Check out this article to learn more about machine learning questions asked by a big tech company such as Amazon!
You should have domain knowledge of the field that you are applying for (and if you don’t have it, you should learn it).
For example, if you are applying for a data science position in the marketing department, it would be a good idea to learn about the different marketing channels (eg. social media, affiliate, TV) as well as core metrics (eg. LTV, CAC).
Data Science Internship Interview Process
Again, the interview process ultimately depends on the company that you are applying for. But generally, there are general steps within the process that most (if not all) companies have in their interview process, which I’ll explain below.
The worst thing you can do as an intern is not do your research into what the company does and it's cultural mission and values.
Typically, there’s an initial screening (usually a phone screen) conducted by a recruiter or the hiring manager of the company. The purpose of this is so that the interviewee gets a better understanding of the role and the interviewer can get a better understanding of the interviewee.

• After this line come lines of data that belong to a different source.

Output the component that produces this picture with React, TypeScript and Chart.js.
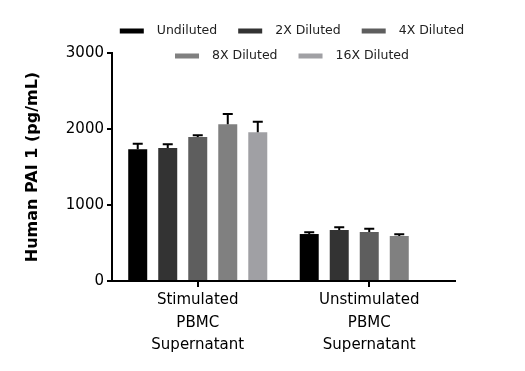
import React, { useEffect, useRef } from "react";
import { Chart, registerables } from "chart.js";

Chart.register(...registerables);

const categories: string[][] = [
  ["Stimulated", "PBMC", "Supernatant"],
  ["Unstimulated", "PBMC", "Supernatant"],
];
const seriesNames = ["Undiluted", "2X Diluted", "4X Diluted", "8X Diluted", "16X Diluted"];
const seriesColors = ["#000000", "#333333", "#5e5e5e", "#808080", "#a0a0a4"];

const undiluted = [1735, 618];
const diluted2x = [1750, 671];
const diluted4x = [1895, 645];
const diluted8x = [2062, 592];
const diluted16x = [1956, null];

const errUndiluted = [72, 22];
const errDiluted2x = [48, 35];
const errDiluted4x = [22, 43];
const errDiluted8x = [135, 22];
const errDiluted16x = [140, null];

const yTicks = [0, 1000, 2000, 3000];
const yTitle = "Human PAI 1 (pg/mL)";

const FONT = "'DejaVu Sans', sans-serif";

const errorBarPlugin = {
  id: "errorBars",
  afterDatasetsDraw(chart: any) {
    const ctx = chart.ctx;
    const yScale = chart.scales.y;
    ctx.save();
    ctx.strokeStyle = "#000";
    ctx.lineWidth = 2;
    chart.data.datasets.forEach((ds: any, di: number) => {
      const meta = chart.getDatasetMeta(di);
      meta.data.forEach((bar: any, i: number) => {
        const v = ds.data[i];
        const e = ds.errors[i];
        if (v == null || e == null) return;
        const yTop = yScale.getPixelForValue(v + e);
        const yBase = yScale.getPixelForValue(v);
        ctx.beginPath();
        ctx.moveTo(bar.x, yBase);
        ctx.lineTo(bar.x, yTop);
        ctx.moveTo(bar.x - 5, yTop);
        ctx.lineTo(bar.x + 5, yTop);
        ctx.stroke();
      });
    });
    ctx.restore();
  },
};

const legendPlugin = {
  id: "customLegend",
  afterDraw(chart: any) {
    const ctx = chart.ctx;
    const boxW = 24;
    const boxH = 5;
    const gap = 13;
    const spacing = 21;
    const maxWidth = 360;
    const centerX = 292;
    const rowY = [31, 56];
    ctx.save();
    ctx.font = `12.5px ${FONT}`;
    const items = chart.data.datasets.map((ds: any) => {
      const tw = ctx.measureText(ds.label).width;
      return { label: ds.label, color: ds.backgroundColor, w: boxW + gap + tw };
    });
    const rows: any[][] = [[]];
    let cur = 0;
    items.forEach((it: any) => {
      const row = rows[rows.length - 1];
      const add = (row.length ? spacing : 0) + it.w;
      if (row.length && cur + add > maxWidth) {
        rows.push([it]);
        cur = it.w;
      } else {
        row.push(it);
        cur += add;
      }
    });
    rows.forEach((row, ri) => {
      const total = row.reduce((s: number, it: any, k: number) => s + it.w + (k ? spacing : 0), 0);
      let x = centerX - total / 2;
      const y = rowY[ri] ?? rowY[0] + ri * 25;
      row.forEach((it: any) => {
        ctx.fillStyle = it.color;
        ctx.fillRect(x, y - boxH / 2, boxW, boxH);
        ctx.fillStyle = "#222";
        ctx.textBaseline = "middle";
        ctx.textAlign = "left";
        ctx.fillText(it.label, x + boxW + gap, y);
        x += it.w + spacing;
      });
    });
    ctx.restore();
  },
};

export default function App() {
  const ref = useRef<HTMLCanvasElement | null>(null);
  useEffect(() => {
    if (!ref.current) return;
    Chart.defaults.font.family = FONT;
    const values = [undiluted, diluted2x, diluted4x, diluted8x, diluted16x];
    const errors = [errUndiluted, errDiluted2x, errDiluted4x, errDiluted8x, errDiluted16x];
    const chart = new Chart(ref.current, {
      type: "bar",
      data: {
        labels: categories,
        datasets: seriesNames.map((name, i) => ({
          label: name,
          data: values[i],
          errors: errors[i],
          backgroundColor: seriesColors[i],
          borderWidth: 0,
          barPercentage: 0.633,
          categoryPercentage: 0.875,
        })) as any,
      },
      options: {
        responsive: false,
        animation: false,
        layout: { padding: { top: 53, right: 70, left: 0, bottom: 0 } },
        plugins: {
          legend: { display: false },
          tooltip: { enabled: false },
        },
        scales: {
          x: {
            offset: true,
            grid: {
              offset: false,
              drawOnChartArea: false,
              drawTicks: true,
              tickLength: 6,
              color: "#000",
              lineWidth: 2,
            },
            border: { display: true, color: "#000", width: 2 },
            ticks: {
              color: "#000",
              padding: 2,
              maxRotation: 0,
              autoSkip: false,
              font: { size: 15, lineHeight: 1.5 },
            },
            afterFit: (scale: any) => {
              scale.height = 90;
            },
          },
          y: {
            min: 0,
            max: 3000,
            afterBuildTicks: (scale: any) => {
              scale.ticks = yTicks.map((v) => ({ value: v }));
            },
            grid: {
              drawOnChartArea: false,
              drawTicks: true,
              tickLength: 5,
              color: "#000",
              lineWidth: 2,
            },
            border: { display: true, color: "#000", width: 2 },
            ticks: {
              color: "#000",
              padding: 3,
              font: { size: 15 },
              callback: (v: any) => String(v),
            },
            title: {
              display: true,
              text: yTitle,
              color: "#000",
              font: { size: 16, weight: "bold" },
              padding: { top: 23, bottom: 0 },
            },
            afterFit: (scale: any) => {
              scale.width = 112;
            },
          },
        },
      },
      plugins: [errorBarPlugin, legendPlugin],
    });
    return () => chart.destroy();
  }, []);
  return (
    <div style={{ position: "fixed", left: 0, top: 0, width: 525, height: 371, background: "#fff" }}>
      <canvas ref={ref} width={525} height={371} style={{ display: "block" }} />
    </div>
  );
}
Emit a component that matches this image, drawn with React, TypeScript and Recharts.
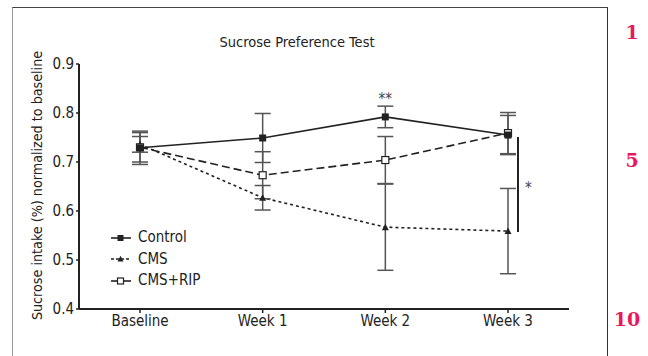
import {
  LineChart, Line, XAxis, YAxis, ErrorBar, ReferenceLine, ReferenceDot, Label,
} from 'recharts'

/* ---------- data ---------- */

const categories = ['Baseline', 'Week 1', 'Week 2', 'Week 3']
const control = [0.729, 0.749, 0.792, 0.755]
const controlErr = [0.034, 0.05, 0.022, 0.04]
const cms = [0.736, 0.627, 0.567, 0.559]
const cmsErr = [0.016, 0.025, 0.088, 0.087]
const rip = [0.73, 0.673, 0.704, 0.759]
const ripErr = [0.03, 0.048, 0.048, 0.042]
const yTicks = [0.4, 0.5, 0.6, 0.7, 0.8, 0.9]

const chartData = categories.map((name, i) => ({
  name,
  control: control[i],
  controlErr: controlErr[i],
  cms: cms[i],
  cmsErr: cmsErr[i],
  rip: rip[i],
  ripErr: ripErr[i],
}))

/* ---------- style ---------- */

const FONT = '"DejaVu Sans Condensed", "DejaVu Sans", sans-serif'
const INK = '#222'
const ERR = '#555'

/* ---------- markers ---------- */

// eslint-disable-next-line @typescript-eslint/no-explicit-any
const SquareDot = (props: any) => {
  const { cx, cy, index } = props
  return <rect key={`sq-${index}`} x={cx - 3.5} y={cy - 3.5} width={7} height={7} fill={INK} />
}

// eslint-disable-next-line @typescript-eslint/no-explicit-any
const TriDot = (props: any) => {
  const { cx, cy, index } = props
  return <path key={`tr-${index}`} d={`M${cx},${cy - 3.5} L${cx + 3.5},${cy + 3} L${cx - 3.5},${cy + 3} Z`} fill={INK} />
}

// eslint-disable-next-line @typescript-eslint/no-explicit-any
const OpenDot = (props: any) => {
  const { cx, cy, index } = props
  return <rect key={`op-${index}`} x={cx - 3.5} y={cy - 3.5} width={7} height={7} fill="#fff" stroke={INK} strokeWidth={1.2} />
}

/* ---------- legend ---------- */

const legendRows = [
  { label: 'Control', dash: undefined, kind: 'square' },
  { label: 'CMS', dash: '3 2', kind: 'tri' },
  { label: 'CMS+RIP', dash: undefined, kind: 'open' },
]

function ChartLegend() {
  return (
    <div style={{ fontFamily: FONT, fontStretch: 'condensed', fontSize: 15, color: INK, lineHeight: '21.5px' }}>
      {legendRows.map((r) => (
        <div key={r.label} style={{ display: 'flex', alignItems: 'center' }}>
          <svg width={26} height={12} style={{ marginRight: 2 }}>
            <line x1={1} y1={6} x2={21} y2={6} stroke={INK} strokeWidth={1.6} strokeDasharray={r.dash} />
            {r.kind === 'square' && <rect x={7.5} y={3} width={6} height={6} fill={INK} />}
            {r.kind === 'tri' && <path d="M10.5,2.8 L13.5,8.5 L7.5,8.5 Z" fill={INK} />}
            {r.kind === 'open' && <rect x={7.5} y={3} width={6} height={6} fill="#fff" stroke={INK} strokeWidth={1.2} />}
          </svg>
          <span>{r.label}</span>
        </div>
      ))}
    </div>
  )
}

/* ---------- component ---------- */

export default function App() {
  return (
    <div style={{ position: 'fixed', left: 0, top: 0, width: 648, height: 356, background: '#fff', overflow: 'hidden' }}>
      <style>{'svg text { font-stretch: condensed; }'}</style>

      {/* figure frame */}
      <div
        style={{
          position: 'absolute', left: 12, top: 7, width: 594, height: 360,
          borderTop: '1px solid #444', borderRight: '1px solid #333', borderLeft: '1px solid #999',
        }}
      />

      {/* page line numbers */}
      {[
        { n: '1', x: 632, y: 32 },
        { n: '5', x: 632, y: 160 },
        { n: '10', x: 627, y: 319 },
      ].map((p) => (
        <div
          key={p.n}
          style={{
            position: 'absolute', left: p.x, top: p.y, transform: 'translate(-50%, -50%)',
            fontFamily: '"DejaVu Serif", "Liberation Serif", serif', fontWeight: 'bold', fontSize: 19, color: '#e8185f',
          }}
        >
          {p.n}
        </div>
      ))}

      <div
        style={{
          position: 'absolute', left: 297, top: 42, transform: 'translate(-50%, -50%)',
          fontFamily: FONT, fontStretch: 'condensed', fontSize: 14.5, color: INK, whiteSpace: 'nowrap',
        }}
      >
        Sucrose Preference Test
      </div>

      <div style={{ position: 'absolute', left: 0, top: 0 }}>
        <LineChart width={648} height={356} data={chartData} margin={{ top: 64, right: 79, left: 49, bottom: 17 }}>
          <XAxis
            dataKey="name"
            padding={{ left: 61, right: 61 }}
            tick={{ fontSize: 15, fill: INK, fontFamily: FONT }}
            tickLine={{ stroke: INK, strokeWidth: 1.5 }}
            tickSize={4}
            axisLine={{ stroke: INK, strokeWidth: 2 }}
            height={30}
          />
          <YAxis
            domain={[0.4, 0.9]}
            ticks={yTicks}
            tickFormatter={(v: number) => v.toFixed(1)}
            tick={{ fontSize: 15, fill: INK, fontFamily: FONT }}
            tickLine={{ stroke: INK, strokeWidth: 1.5 }}
            tickSize={3}
            axisLine={{ stroke: INK, strokeWidth: 2 }}
            width={30}
          >
            <Label
              // eslint-disable-next-line @typescript-eslint/no-explicit-any
              content={(props: any) => {
                const vb = props.viewBox
                const x = vb.x - 12
                const y = vb.y + vb.height / 2
                return (
                  <text
                    x={x}
                    y={y - 1}
                    transform={`rotate(-90, ${x}, ${y - 1})`}
                    textAnchor="middle"
                    dominantBaseline="central"
                    fontSize={14.2}
                    fontFamily={FONT}
                    fill={INK}
                  >
                    Sucrose intake (%) normalized to baseline
                  </text>
                )
              }}
            />
          </YAxis>

          <Line dataKey="cms" stroke={INK} strokeWidth={1.6} strokeDasharray="3 3" dot={TriDot} isAnimationActive={false}>
            <ErrorBar dataKey="cmsErr" width={8} stroke={ERR} strokeWidth={1.5} />
          </Line>
          <Line dataKey="rip" stroke={INK} strokeWidth={1.6} strokeDasharray="8 4" dot={OpenDot} isAnimationActive={false}>
            <ErrorBar dataKey="ripErr" width={8} stroke={ERR} strokeWidth={1.5} />
          </Line>
          <Line dataKey="control" stroke={INK} strokeWidth={1.6} dot={SquareDot} isAnimationActive={false}>
            <ErrorBar dataKey="controlErr" width={8} stroke={ERR} strokeWidth={1.5} />
          </Line>

          {/* significance markers */}
          <ReferenceDot
            x="Week 2"
            y={0.814}
            r={0}
            stroke="none"
            label={{ value: '**', position: 'top', fontSize: 15, fill: '#444', fontFamily: FONT, offset: 2 }}
          />
          <ReferenceLine
            segment={[{ x: 'Week 3', y: 0.751 }, { x: 'Week 3', y: 0.557 }]}
            // eslint-disable-next-line @typescript-eslint/no-explicit-any
            shape={(props: any) => {
              const { x1, y1, y2 } = props
              return (
                <g>
                  <line x1={x1 + 10} y1={y1} x2={x1 + 10} y2={y2} stroke={INK} strokeWidth={2} />
                  <text x={x1 + 17} y={(y1 + y2) / 2 + 8} fontSize={15} fill="#444" fontFamily={FONT}>*</text>
                </g>
              )
            }}
          />
        </LineChart>
      </div>

      <div style={{ position: 'absolute', left: 110, top: 227 }}>
        <ChartLegend />
      </div>
    </div>
  )
}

You should expect them to ask about your interest in the role and company, why you think you’d be a good fit, and questions related to your past experiences. In the rare case, you may also be asked one or two simple technical questions.
The interviewer is simply making sure that you’re genuinely interested in the company, that you’re a good communicator, and that you raise no red flags.
For many data science internships now, companies will require you to complete a take-home challenge. What this means is that they’ll give you a certain time period to complete a case study that they give you, which is typically reflective of the kind of problems you’d encounter in the actual role.
This is done to see how you would approach a problem (i.e. your thought process) and whether you have the basic knowledge that’s required to complete the problem. Examples of cases include cleaning a dataset and building a machine learning model to make a given prediction, or querying a dataset and analyzing the data, or a combination of the two.
Lastly is the on-site interview, which can consist of one to as many as six rounds of interviews. These interviews are composed of a mixture of behavioral and technical interview questions. You may also be required to complete a case on the spot for one of the rounds.
While they are trying to make sure that you have a strong understanding of the fundamental knowledge that’s required to be successful in the role, they’re also assessing your behavior, your motives, and ultimately whether you’d be a good fit for the team or not. Make sure you’re on your best behavior but don’t forget to be yourself!
Once you finish your data science internship, review "The New Grad Guide on Landing a Data Science Job" to prepare for your upcoming interviews!
Below are 10 examples of some interview questions that you are expected to know:
- What is a p-value?
- What is regularization and what problem does it try to solve?
- How can you the relationship between, say age and income, into a linear model?
- What is the probability of getting a sum of 4 if you have two equally weight dice?
- What are some of the steps that you take when wrangling and cleaning a dataset?
- What is cross-validation and why is it necessary?
- Give an example of when accuracy is not the best metric in determining the effectiveness of a machine learning model.
- What's the difference between an INNER and OUTER JOIN?